Scripture doesn’t say that God ordered David to hand the men over to the Gibeonites in the first place, or even that the famine ended when they were executed. Instead, as Virginia Stem Owens points out in her book Daughters of Eve, the Bible indicates that God answered prayers on behalf of the land after the dead were given a decent burial. David’s act in honor of the dead may have signaled an end to Israel’s divisions. Finally, the land could be healed and the Israelites could reunite under David’s leadership.
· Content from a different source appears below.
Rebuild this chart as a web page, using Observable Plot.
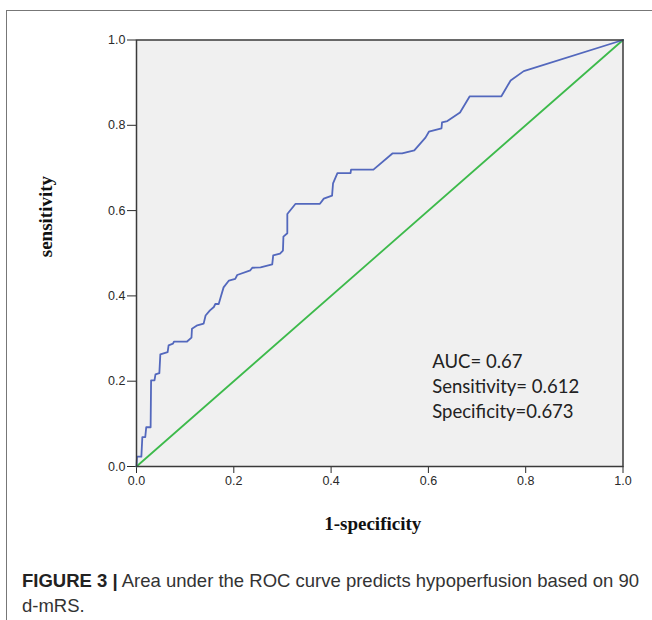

Rizpah made the people look at the cost of sin. Like many women in ancient cultures, she had few rights and little power. But her persistent courage gave meaning to her sons’ deaths and helped a nation deal with the sin of its leader. Her story is tragic; her response, memorable. Perhaps because of her, other mothers in Israel were spared a similar grief, at least for a time.

Her Promise

Rizpah’s consistency and tenacity is a lesson for all who are inclined to give up when the going gets tough. Out of love and a need to do what was right, she stuck out bad weather, cold, fatigue, and wild animals to protect her dead sons. Finally, someone in authority took notice and did something. Her faithfulness was rewarded, and she could rest. God promises the same to us. He asks us only to be faithful and to leave the rest up to him. Whatever the situation—harsh parents, unloving spouses, rebellious children, financial difficulties, sickness, or death—God knows and will uphold and provide in his time.